Researcher Graça Índias Cordeiro, from the Centre for Research and Studies in Sociology (CIES), has co-edited a new book that explores the dynamics of everyday life in urban contexts.
“The Everydayness of Cities in Transition: Micro Approaches to Material and Social Dimensions of Change” takes the notion of ‘everydayness’ as a conceptual tool and object of study in urban research. The book, co-organized by Sonja Lakić, Patrícia Pereira and Graça Cordeiro, presents a series of ethnographic narratives that question the dynamic relationship between the material and social dimensions of urban change. It offers an in-depth analysis of how cities and urban spaces are lived, experienced, interpreted, (self)produced, and appropriated by their inhabitants.

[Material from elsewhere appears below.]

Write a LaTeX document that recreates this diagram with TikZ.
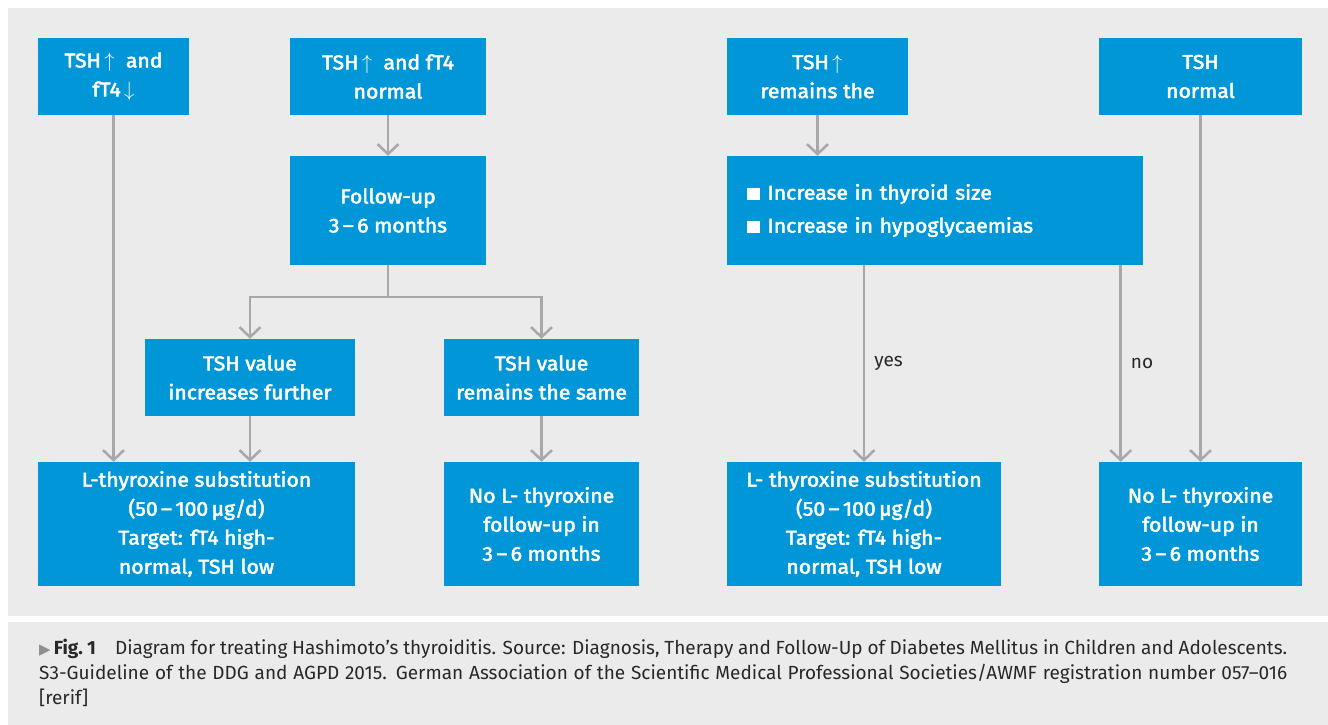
\documentclass[tikz,border=0pt]{standalone}
\usepackage{fontspec}
\setmainfont{Fira Sans}
\newfontfamily\bluefont{Fira Sans}[FakeBold=2.5,FakeStretch=1.06]
\newfontfamily\dejavu{DejaVu Sans}
\usetikzlibrary{arrows.meta}
\definecolor{panelgrey}{RGB}{235,235,235}
\definecolor{boxblue}{RGB}{0,150,216}
\definecolor{linegrey}{RGB}{168,168,168}
\definecolor{captext}{RGB}{40,40,40}

\begin{document}
\begin{tikzpicture}
      [x=1pt, y=-1pt,
       box/.style={rectangle, fill=boxblue, text=white, inner sep=0pt, align=center,
                   font=\bluefont\fontsize{20}{29}\selectfont},
       link/.style={draw=linegrey, line width=2.5pt, -{Straight Barb[length=10pt,width=21pt]}},
       answer/.style={right, inner sep=0pt, xshift=9pt, text=captext,
                      font=\fontsize{19}{24}\selectfont}]
      \useasboundingbox (0,0) rectangle (1328,725);
      \fill [panelgrey] (8,8) rectangle (1328,616);
      \fill [panelgrey] (8,622) rectangle (1328,725);

      % left half
      \node [box, minimum width=151, minimum height=77] (down) at (113.5,76.5) {TSH\,$\uparrow$\ \ and\\fT4\,$\downarrow$};
      \node [box, minimum width=196, minimum height=77] (norm) at (388,76.5) {TSH\,$\uparrow$\ \ and fT4\\normal};
      \node [box, minimum width=196, minimum height=109] (fup) at (388,210.5) {Follow-up\\3\,–\,6 months};
      \node [box, minimum width=210, minimum height=77] (incr) at (250,377.5) {TSH value\\increases further};
      \node [box, minimum width=195, minimum height=77] (same) at (541.5,377.5) {TSH value\\remains the same};
      \node [box, minimum width=317, minimum height=124] (subst) at (196.5,524) {L-thyroxine substitution\\(50\,–\,100\,µg/d)\\Target: fT4 high-\\normal, TSH low};
      \node [box, minimum width=195, minimum height=124] (nosubst) at (541.5,524) {No L- thyroxine\\follow-up in\\3\,–\,6 months};

      % right half
      \node [box, minimum width=181, minimum height=77] (stays) at (817.5,76.5) {TSH\,$\uparrow$\\remains the};
      \node [box, minimum width=203, minimum height=77] (tshnorm) at (1200.5,76.5) {TSH\\normal};
      \node [box, text width=376, inner xsep=20pt, minimum height=109, align=left,
             font=\bluefont\fontsize{20}{33}\selectfont] (signs) at (935,210.5)
            {\rule{12.5pt}{12pt}\hspace{8pt}Increase in thyroid size\\\rule{12.5pt}{12pt}\hspace{8pt}Increase in hypoglycaemias};
      \node [box, minimum width=274, minimum height=124] (subst2) at (864,524) {L- thyroxine substitution\\(50\,–\,100\,µg/d)\\Target: fT4 high-\\normal, TSH low};
      \node [box, minimum width=203, minimum height=124] (nosubst2) at (1200.5,524) {No L- thyroxine\\follow-up in\\3\,–\,6 months};

      \coordinate (split) at (388,297);
      \coordinate (noline) at ([xshift=-22.5pt]signs.south east);

      \draw [link] (down.south) -- (down.south |- subst.north);
      \draw [link] (norm) -- (fup);
      \draw [link] (fup) -- (split) -| (incr);
      \draw [link] (split) -| (same);
      \draw [link] (incr.south) -- (incr.south |- subst.north);
      \draw [link] (same) -- (nosubst);
      \draw [link] (stays.south) -- (stays.south |- signs.north);
      \draw [link] (signs.south -| subst2.north) -- (subst2.north) node [midway, answer] {yes};
      \draw [link] (noline) -- (noline |- nosubst2.north) node [midway, answer] {no};
      \draw [link] (tshnorm) -- (nosubst2);

      % caption
      \node [anchor=base west, align=left, inner sep=0pt, text=captext,
             font=\fontsize{19}{25}\selectfont] (caption) at (39,704)
            {\makebox[1248pt][s]{{\color{linegrey!85!black}\dejavu\fontsize{15}{25}\selectfont ▶}\,\textbf{Fig.~1}\hspace{1em}Diagram for treating Hashimoto’s thyroiditis. Source: Diagnosis, Therapy and Follow-Up of Diabetes Mellitus in Children and Adolescents.}\\
             \makebox[1248pt][s]{S3-Guideline of the DDG and AGPD 2015. German Association of the Scientific Medical Professional Societies/AWMF registration number 057–016}\\
             {[rerif]}};
    \end{tikzpicture}
\end{document}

The book comprises 10 case studies, which question the dynamic relationships between the material and social dimensions of urban change, through engaging ethnographic narratives. The authors of the chapters include Raffael Beier and Soufiane Chinig, Patrícia Pereira, Frédéric Vidal, Elisa Lopes da Silva and Alexandre Vaz, Priscilla Santos, Graça Cordeiro and Giuseppe Formato, Andrzej Bukowski and Marta Smagacz-Poziemska, Ryanne Flock, Sophie Zviadadze, Rita Cachado and Sonja Lakić.
Graça Índias Cordeiro contributes a chapter to the book, co-authored with Giuseppe Formato, which examines the interaction between the social and physical space of cities, offering an innovative view of how people construct and appropriate their urban environments. The new book is a contemporary reflection on the multiple layers of urban life and promises to be essential reading for researchers, students and those interested in urban sociology, anthropology and urban studies.